(Data provided)
..............................
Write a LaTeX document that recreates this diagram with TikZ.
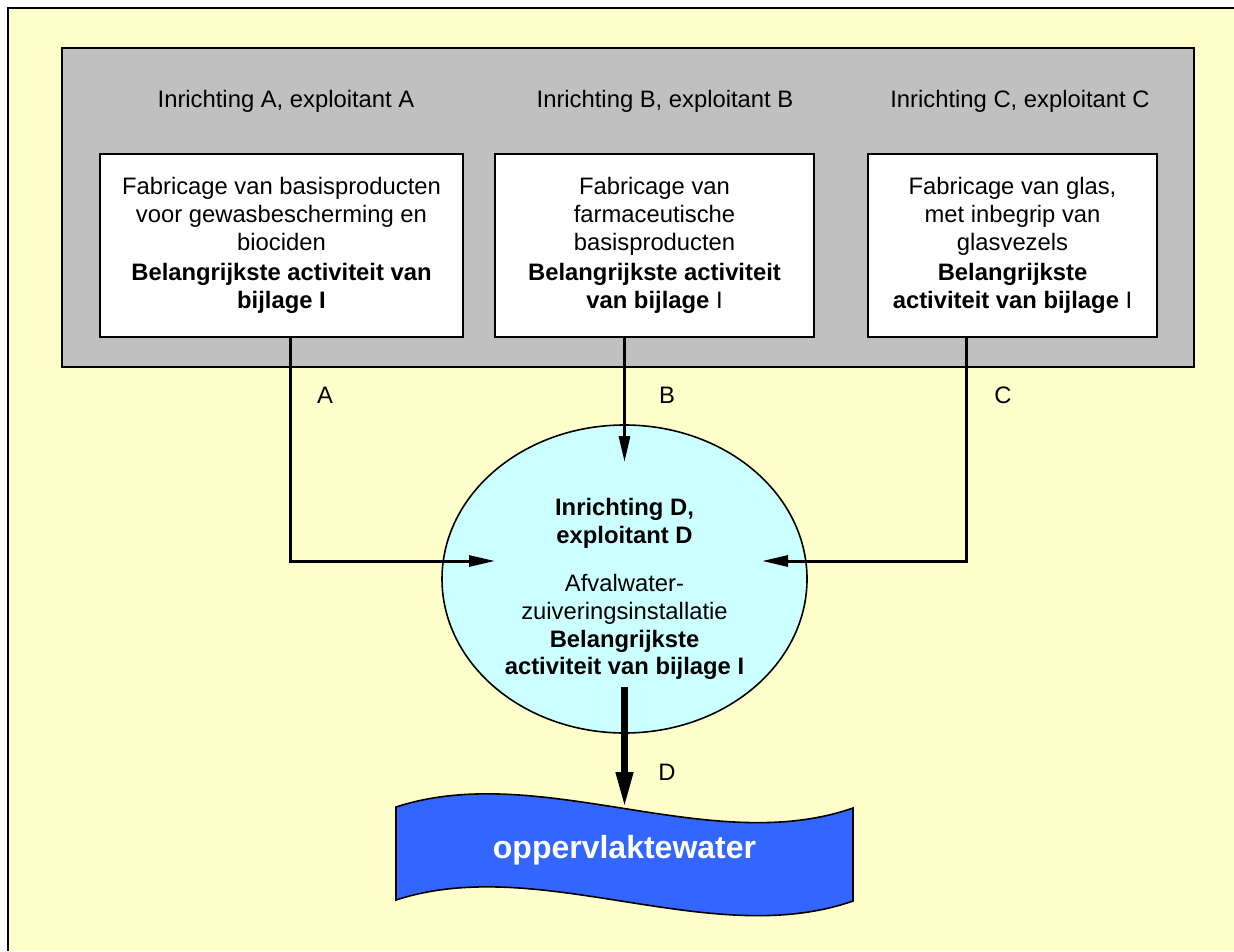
\documentclass[tikz,border=0pt]{standalone}
\usepackage{fontspec}
\setmainfont{Liberation Sans}
\usetikzlibrary{arrows.meta,shapes.geometric}
\definecolor{paper}{HTML}{FFFFCC}
\definecolor{plantgray}{HTML}{C0C0C0}
\definecolor{plantcyan}{HTML}{CCFFFF}
\definecolor{waterblue}{HTML}{3366FF}

\begin{document}
\begin{tikzpicture}[x=0.5pt,y=-0.5pt,
  font=\fontsize{11.9}{14}\selectfont,
  procbox/.style={draw,line width=1pt,fill=white,align=center,minimum height=91.5pt,inner sep=0pt},
  flow/.style={line width=1.5pt,-{Triangle[length=13pt,width=5.5pt]}},
  bigflow/.style={line width=3.5pt,-{Triangle[length=18pt,width=8pt]}}]
\useasboundingbox (0,0) rectangle (1234,951);
\fill[paper] (8,8) rectangle (1234,951);
\draw[line width=1pt] (1234,8) -- (8,8) -- (8,951);
\draw[line width=1pt,fill=plantgray] (62,48) rectangle (1194,367);

% installaties A, B en C
\node (titleA) at (286,101) {Inrichting A, exploitant A};
\node (titleB) at (665,101) {Inrichting B, exploitant B};
\node (titleC) at (1020,101) {Inrichting C, exploitant C};
\node[procbox,minimum width=181.5pt] (boxA) at (281.5,245.5)
  {Fabricage van basisproducten\\voor gewasbescherming en\\biociden\\[1pt]
   \textbf{Belangrijkste activiteit van}\\\textbf{bijlage I}};
\node[procbox,minimum width=159.5pt] (boxB) at (654.5,245.5)
  {Fabricage van\\farmaceutische\\basisproducten\\[1pt]
   \textbf{Belangrijkste activiteit}\\\textbf{van bijlage} I};
\node[procbox,minimum width=144.5pt] (boxC) at (1012.5,245.5)
  {Fabricage van glas,\\met inbegrip van\\glasvezels\\[1pt]
   \textbf{Belangrijkste}\\\textbf{activiteit van bijlage} I};

% installatie D
\node[ellipse,draw,line width=0.8pt,fill=plantcyan,minimum width=182.5pt,minimum height=154pt,inner sep=0pt]
  (ellD) at (624.5,579) {};
\node[align=center,font=\fontsize{11.9}{13.8}\selectfont] (ellText) at (624.5,589)
  {\textbf{Inrichting D,}\\\textbf{exploitant D}\\[10.5pt]
   Afvalwater-\\zuiveringsinstallatie\\\textbf{Belangrijkste}\\\textbf{activiteit van bijlage I}};

% oppervlaktewater
\draw[line width=0.8pt,fill=waterblue] (396,807) .. controls (540,760) and (710,858) .. (853,808)
  -- (853,901) .. controls (710,951) and (540,853) .. (396,900) -- cycle;
\node[text=white,font=\fontsize{16}{19}\bfseries] (water) at (624.5,850) {oppervlaktewater};

% stromen
\coordinate (jA) at (290,561);
\coordinate (jC) at (966,561);
\coordinate (tipA) at (495,561);
\coordinate (tipB) at (624.5,462);
\coordinate (tipC) at (762,561);
\coordinate (outD) at (624.5,687);
\coordinate (tipD) at (624.5,808);
\draw[flow] (boxA.south -| jA) -- (jA) -- (tipA);
\draw[flow] (boxB.south -| tipB) -- (tipB);
\draw[flow] (boxC.south -| jC) -- (jC) -- (tipC);
\draw[bigflow] (outD) -- (tipD);
\node (labA) at (325,395) {A};
\node (labB) at (667,395) {B};
\node (labC) at (1003,395) {C};
\node (labD) at (667,772) {D};
\end{tikzpicture}
\end{document}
..............................
(Task requirements)
Return the full material word for word. Do not include the pictures.

(Written reply)
Write a LaTeX document that recreates this diagram with TikZ.
\documentclass[tikz,border=0pt]{standalone}
\usepackage{fontspec}
\setmainfont{Liberation Sans}
\usetikzlibrary{arrows.meta,shapes.geometric}
\definecolor{paper}{HTML}{FFFFCC}
\definecolor{plantgray}{HTML}{C0C0C0}
\definecolor{plantcyan}{HTML}{CCFFFF}
\definecolor{waterblue}{HTML}{3366FF}

\begin{document}
\begin{tikzpicture}[x=0.5pt,y=-0.5pt,
  font=\fontsize{11.9}{14}\selectfont,
  procbox/.style={draw,line width=1pt,fill=white,align=center,minimum height=91.5pt,inner sep=0pt},
  flow/.style={line width=1.5pt,-{Triangle[length=13pt,width=5.5pt]}},
  bigflow/.style={line width=3.5pt,-{Triangle[length=18pt,width=8pt]}}]
\useasboundingbox (0,0) rectangle (1234,951);
\fill[paper] (8,8) rectangle (1234,951);
\draw[line width=1pt] (1234,8) -- (8,8) -- (8,951);
\draw[line width=1pt,fill=plantgray] (62,48) rectangle (1194,367);

% installaties A, B en C
\node (titleA) at (286,101) {Inrichting A, exploitant A};
\node (titleB) at (665,101) {Inrichting B, exploitant B};
\node (titleC) at (1020,101) {Inrichting C, exploitant C};
\node[procbox,minimum width=181.5pt] (boxA) at (281.5,245.5)
  {Fabricage van basisproducten\\voor gewasbescherming en\\biociden\\[1pt]
   \textbf{Belangrijkste activiteit van}\\\textbf{bijlage I}};
\node[procbox,minimum width=159.5pt] (boxB) at (654.5,245.5)
  {Fabricage van\\farmaceutische\\basisproducten\\[1pt]
   \textbf{Belangrijkste activiteit}\\\textbf{van bijlage} I};
\node[procbox,minimum width=144.5pt] (boxC) at (1012.5,245.5)
  {Fabricage van glas,\\met inbegrip van\\glasvezels\\[1pt]
   \textbf{Belangrijkste}\\\textbf{activiteit van bijlage} I};

% installatie D
\node[ellipse,draw,line width=0.8pt,fill=plantcyan,minimum width=182.5pt,minimum height=154pt,inner sep=0pt]
  (ellD) at (624.5,579) {};
\node[align=center,font=\fontsize{11.9}{13.8}\selectfont] (ellText) at (624.5,589)
  {\textbf{Inrichting D,}\\\textbf{exploitant D}\\[10.5pt]
   Afvalwater-\\zuiveringsinstallatie\\\textbf{Belangrijkste}\\\textbf{activiteit van bijlage I}};

% oppervlaktewater
\draw[line width=0.8pt,fill=waterblue] (396,807) .. controls (540,760) and (710,858) .. (853,808)
  -- (853,901) .. controls (710,951) and (540,853) .. (396,900) -- cycle;
\node[text=white,font=\fontsize{16}{19}\bfseries] (water) at (624.5,850) {oppervlaktewater};

% stromen
\coordinate (jA) at (290,561);
\coordinate (jC) at (966,561);
\coordinate (tipA) at (495,561);
\coordinate (tipB) at (624.5,462);
\coordinate (tipC) at (762,561);
\coordinate (outD) at (624.5,687);
\coordinate (tipD) at (624.5,808);
\draw[flow] (boxA.south -| jA) -- (jA) -- (tipA);
\draw[flow] (boxB.south -| tipB) -- (tipB);
\draw[flow] (boxC.south -| jC) -- (jC) -- (tipC);
\draw[bigflow] (outD) -- (tipD);
\node (labA) at (325,395) {A};
\node (labB) at (667,395) {B};
\node (labC) at (1003,395) {C};
\node (labD) at (667,772) {D};
\end{tikzpicture}
\end{document}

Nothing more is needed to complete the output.